— OBJECTIVE —
Write out all records as given; omit images.

— DATA LISTING —
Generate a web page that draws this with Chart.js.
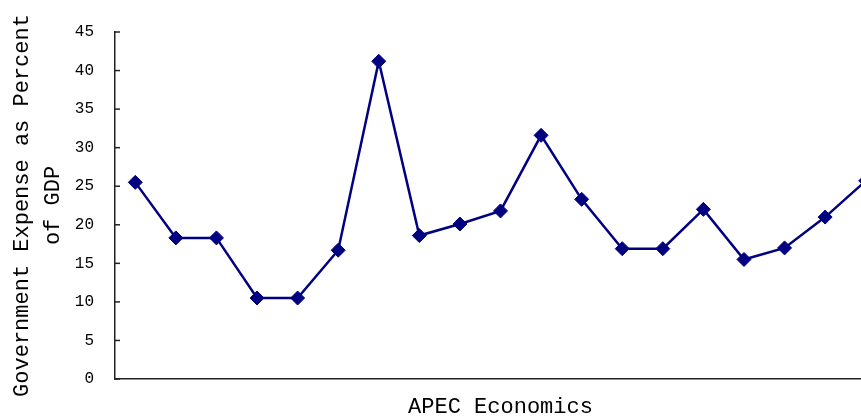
<!DOCTYPE html>
<html>
<head>
<meta charset="utf-8">
<script src="https://cdn.jsdelivr.net/npm/chart.js@4.4.0/dist/chart.umd.min.js"></script>
<style>
  html, body { margin: 0; padding: 0; background: #fff; overflow: hidden; }
  #wrap { width: 861px; height: 418px; overflow: hidden; }
  canvas { display: block; }
</style>
</head>
<body>
<div id="wrap"><canvas id="gdpChart" width="894" height="418"></canvas></div>
<script>
const economies = ['1', '2', '3', '4', '5', '6', '7', '8', '9', '10',
                   '11', '12', '13', '14', '15', '16', '17', '18', '19'];
const expenseShare = [25.5, 18.3, 18.3, 10.5, 10.5, 16.7, 41.2, 18.6, 20.1, 21.8,
                      31.6, 23.3, 16.9, 16.9, 22.0, 15.5, 17.0, 21.0, 25.7];
const yAxisTitle = ['Government Expense as Percent', 'of GDP'];
const xAxisTitle = 'APEC Economics';

const monoFont = "'Liberation Mono', 'DejaVu Sans Mono', monospace";

// small tick marks pointing into the plot, as in the original
const innerTicks = {
    id: 'innerTicks',
    afterDraw(chart) {
        const y = chart.scales.y;
        const ctx = chart.ctx;
        ctx.save();
        ctx.strokeStyle = '#222';
        ctx.lineWidth = 1.5;
        y.ticks.forEach((t, i) => {
            const py = y.getPixelForTick(i);
            ctx.beginPath();
            ctx.moveTo(y.right, py);
            ctx.lineTo(y.right + 5, py);
            ctx.stroke();
        });
        ctx.restore();
    }
};

const ctx = document.getElementById('gdpChart').getContext('2d');
new Chart(ctx, {
    type: 'line',
    data: {
        labels: economies,
        datasets: [{
            data: expenseShare,
            borderColor: '#000080',
            backgroundColor: '#000080',
            borderWidth: 2.5,
            pointStyle: 'rectRot',
            pointRadius: 7,
            pointBorderWidth: 1,
            fill: false,
            tension: 0
        }]
    },
    options: {
        responsive: false,
        animation: false,
        layout: { padding: { top: 32, right: 0, bottom: 0, left: 0 } },
        plugins: {
            legend: { display: false },
            tooltip: { enabled: false }
        },
        scales: {
            x: {
                offset: true,
                grid: { display: false },
                border: { display: true, color: '#222', width: 1.5 },
                ticks: { display: false },
                title: {
                    display: true,
                    text: xAxisTitle,
                    color: '#000',
                    padding: 0,
                    font: { family: monoFont, size: 22, lineHeight: 1.0 }
                },
                afterFit(scale) { scale.height = 39; }
            },
            y: {
                min: 0,
                max: 45,
                grid: { display: false },
                border: { display: true, color: '#222', width: 1.5 },
                ticks: {
                    stepSize: 5,
                    padding: 13,
                    color: '#000',
                    font: { family: monoFont, size: 16 }
                },
                title: {
                    display: true,
                    text: yAxisTitle,
                    color: '#000',
                    padding: { top: 7, bottom: 0 },
                    font: { family: monoFont, size: 22, lineHeight: 1.4 }
                },
                afterFit(scale) { scale.width = 115; }
            }
        }
    },
    plugins: [innerTicks]
});
</script>
</body>
</html>
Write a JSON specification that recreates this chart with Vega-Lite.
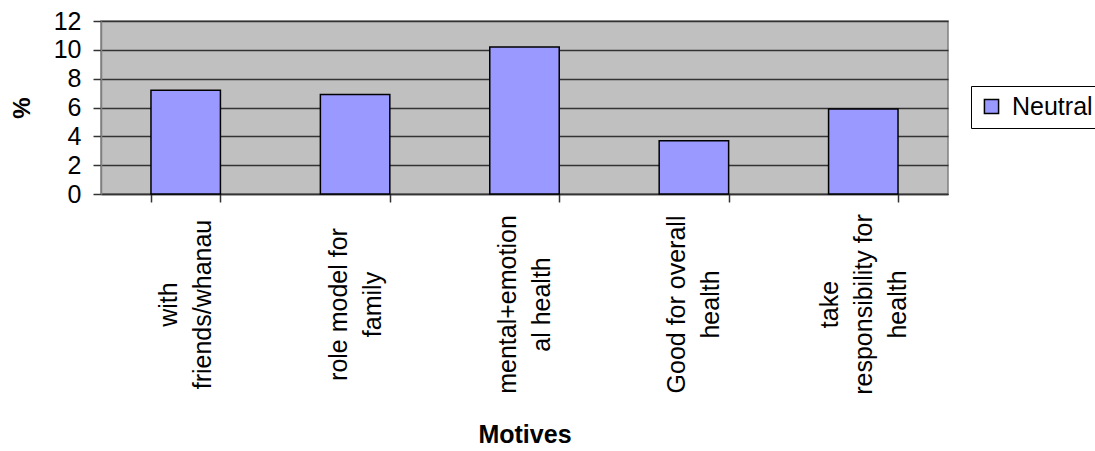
{
  "$schema": "https://vega.github.io/schema/vega-lite/v6.json",
  "autosize": {"type": "none"},
  "padding": {"left": 101, "top": 21, "right": 147, "bottom": 257},
  "width": 847,
  "height": 173,
  "background": "white",
  "config": {
    "font": "Liberation Sans",
    "view": {"fill": "#C0C0C0", "stroke": "#808080", "strokeWidth": 1.5}
  },
  "data": {
    "values": [
      {"motive": "with|friends/whanau", "order": 1, "series": "Neutral", "value": 7.2},
      {"motive": "role model for|family", "order": 2, "series": "Neutral", "value": 6.9},
      {"motive": "mental+emotion|al health", "order": 3, "series": "Neutral", "value": 10.2},
      {"motive": "Good for overall|health", "order": 4, "series": "Neutral", "value": 3.7},
      {"motive": "take|responsibility for|health", "order": 5, "series": "Neutral", "value": 5.9}
    ]
  },
  "mark": {"type": "bar", "stroke": "black", "strokeWidth": 1.5},
  "encoding": {
    "x": {
      "field": "motive",
      "type": "nominal",
      "sort": {"field": "order"},
      "scale": {"paddingInner": 0.59, "paddingOuter": 0.295},
      "axis": {
        "title": "Motives",
        "titleFont": "Liberation Sans",
        "titleFontSize": 25,
        "titleFontWeight": "bold",
        "titleColor": "black",
        "titlePadding": 28,
        "labelExpr": "split(datum.label, '|')",
        "labelAngle": -90,
        "labelAlign": "center",
        "labelBaseline": "middle",
        "labelFontSize": 25,
        "labelLineHeight": 34,
        "labelColor": "black",
        "labelPadding": 102,
        "labelLimit": 0,
        "labelOffset": {"condition": {"test": "length(split(datum.value, '|')) === 3", "value": -34}, "value": -17},
        "tickBand": "extent",
        "tickSize": 8,
        "tickColor": "#333333",
        "tickWidth": 1.5,
        "domainColor": "#333333",
        "domainWidth": 1.5,
        "grid": false
      }
    },
    "y": {
      "field": "value",
      "type": "quantitative",
      "scale": {"domain": [0, 12], "nice": false},
      "axis": {
        "title": "%",
        "titleFont": "Liberation Sans",
        "titleFontSize": 24,
        "titleFontWeight": "bold",
        "titleColor": "black",
        "titlePadding": 19,
        "values": [0, 2, 4, 6, 8, 10, 12],
        "labelFontSize": 25,
        "labelColor": "black",
        "labelPadding": 12,
        "tickSize": 8,
        "tickColor": "#333333",
        "tickWidth": 1.5,
        "domainColor": "#808080",
        "domainWidth": 1.5,
        "grid": true,
        "gridColor": "#333333",
        "gridWidth": 1.5
      }
    },
    "color": {
      "field": "series",
      "type": "nominal",
      "scale": {"range": ["#9999FF"]},
      "legend": {
        "title": null,
        "orient": "none",
        "legendX": 870,
        "legendY": 65,
        "padding": 8,
        "strokeColor": "black",
        "fillColor": "white",
        "symbolType": "square",
        "symbolSize": 200,
        "symbolStrokeColor": "black",
        "symbolStrokeWidth": 1.5,
        "labelFontSize": 25,
        "labelColor": "black",
        "labelOffset": 8
      }
    }
  }
}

— WRITTEN REPLY —
Generate a web page that draws this with Chart.js.
<!DOCTYPE html>
<html>
<head>
<meta charset="utf-8">
<script src="https://cdn.jsdelivr.net/npm/chart.js@4.4.0/dist/chart.umd.min.js"></script>
<style>
  html, body { margin: 0; padding: 0; background: #fff; overflow: hidden; }
  #wrap { width: 861px; height: 418px; overflow: hidden; }
  canvas { display: block; }
</style>
</head>
<body>
<div id="wrap"><canvas id="gdpChart" width="894" height="418"></canvas></div>
<script>
const economies = ['1', '2', '3', '4', '5', '6', '7', '8', '9', '10',
                   '11', '12', '13', '14', '15', '16', '17', '18', '19'];
const expenseShare = [25.5, 18.3, 18.3, 10.5, 10.5, 16.7, 41.2, 18.6, 20.1, 21.8,
                      31.6, 23.3, 16.9, 16.9, 22.0, 15.5, 17.0, 21.0, 25.7];
const yAxisTitle = ['Government Expense as Percent', 'of GDP'];
const xAxisTitle = 'APEC Economics';

const monoFont = "'Liberation Mono', 'DejaVu Sans Mono', monospace";

// small tick marks pointing into the plot, as in the original
const innerTicks = {
    id: 'innerTicks',
    afterDraw(chart) {
        const y = chart.scales.y;
        const ctx = chart.ctx;
        ctx.save();
        ctx.strokeStyle = '#222';
        ctx.lineWidth = 1.5;
        y.ticks.forEach((t, i) => {
            const py = y.getPixelForTick(i);
            ctx.beginPath();
            ctx.moveTo(y.right, py);
            ctx.lineTo(y.right + 5, py);
            ctx.stroke();
        });
        ctx.restore();
    }
};

const ctx = document.getElementById('gdpChart').getContext('2d');
new Chart(ctx, {
    type: 'line',
    data: {
        labels: economies,
        datasets: [{
            data: expenseShare,
            borderColor: '#000080',
            backgroundColor: '#000080',
            borderWidth: 2.5,
            pointStyle: 'rectRot',
            pointRadius: 7,
            pointBorderWidth: 1,
            fill: false,
            tension: 0
        }]
    },
    options: {
        responsive: false,
        animation: false,
        layout: { padding: { top: 32, right: 0, bottom: 0, left: 0 } },
        plugins: {
            legend: { display: false },
            tooltip: { enabled: false }
        },
        scales: {
            x: {
                offset: true,
                grid: { display: false },
                border: { display: true, color: '#222', width: 1.5 },
                ticks: { display: false },
                title: {
                    display: true,
                    text: xAxisTitle,
                    color: '#000',
                    padding: 0,
                    font: { family: monoFont, size: 22, lineHeight: 1.0 }
                },
                afterFit(scale) { scale.height = 39; }
            },
            y: {
                min: 0,
                max: 45,
                grid: { display: false },
                border: { display: true, color: '#222', width: 1.5 },
                ticks: {
                    stepSize: 5,
                    padding: 13,
                    color: '#000',
                    font: { family: monoFont, size: 16 }
                },
                title: {
                    display: true,
                    text: yAxisTitle,
                    color: '#000',
                    padding: { top: 7, bottom: 0 },
                    font: { family: monoFont, size: 22, lineHeight: 1.4 }
                },
                afterFit(scale) { scale.width = 115; }
            }
        }
    },
    plugins: [innerTicks]
});
</script>
</body>
</html>
Write a JSON specification that recreates this chart with Vega-Lite.
{
  "$schema": "https://vega.github.io/schema/vega-lite/v6.json",
  "autosize": {"type": "none"},
  "padding": {"left": 101, "top": 21, "right": 147, "bottom": 257},
  "width": 847,
  "height": 173,
  "background": "white",
  "config": {
    "font": "Liberation Sans",
    "view": {"fill": "#C0C0C0", "stroke": "#808080", "strokeWidth": 1.5}
  },
  "data": {
    "values": [
      {"motive": "with|friends/whanau", "order": 1, "series": "Neutral", "value": 7.2},
      {"motive": "role model for|family", "order": 2, "series": "Neutral", "value": 6.9},
      {"motive": "mental+emotion|al health", "order": 3, "series": "Neutral", "value": 10.2},
      {"motive": "Good for overall|health", "order": 4, "series": "Neutral", "value": 3.7},
      {"motive": "take|responsibility for|health", "order": 5, "series": "Neutral", "value": 5.9}
    ]
  },
  "mark": {"type": "bar", "stroke": "black", "strokeWidth": 1.5},
  "encoding": {
    "x": {
      "field": "motive",
      "type": "nominal",
      "sort": {"field": "order"},
      "scale": {"paddingInner": 0.59, "paddingOuter": 0.295},
      "axis": {
        "title": "Motives",
        "titleFont": "Liberation Sans",
        "titleFontSize": 25,
        "titleFontWeight": "bold",
        "titleColor": "black",
        "titlePadding": 28,
        "labelExpr": "split(datum.label, '|')",
        "labelAngle": -90,
        "labelAlign": "center",
        "labelBaseline": "middle",
        "labelFontSize": 25,
        "labelLineHeight": 34,
        "labelColor": "black",
        "labelPadding": 102,
        "labelLimit": 0,
        "labelOffset": {"condition": {"test": "length(split(datum.value, '|')) === 3", "value": -34}, "value": -17},
        "tickBand": "extent",
        "tickSize": 8,
        "tickColor": "#333333",
        "tickWidth": 1.5,
        "domainColor": "#333333",
        "domainWidth": 1.5,
        "grid": false
      }
    },
    "y": {
      "field": "value",
      "type": "quantitative",
      "scale": {"domain": [0, 12], "nice": false},
      "axis": {
        "title": "%",
        "titleFont": "Liberation Sans",
        "titleFontSize": 24,
        "titleFontWeight": "bold",
        "titleColor": "black",
        "titlePadding": 19,
        "values": [0, 2, 4, 6, 8, 10, 12],
        "labelFontSize": 25,
        "labelColor": "black",
        "labelPadding": 12,
        "tickSize": 8,
        "tickColor": "#333333",
        "tickWidth": 1.5,
        "domainColor": "#808080",
        "domainWidth": 1.5,
        "grid": true,
        "gridColor": "#333333",
        "gridWidth": 1.5
      }
    },
    "color": {
      "field": "series",
      "type": "nominal",
      "scale": {"range": ["#9999FF"]},
      "legend": {
        "title": null,
        "orient": "none",
        "legendX": 870,
        "legendY": 65,
        "padding": 8,
        "strokeColor": "black",
        "fillColor": "white",
        "symbolType": "square",
        "symbolSize": 200,
        "symbolStrokeColor": "black",
        "symbolStrokeWidth": 1.5,
        "labelFontSize": 25,
        "labelColor": "black",
        "labelOffset": 8
      }
    }
  }
}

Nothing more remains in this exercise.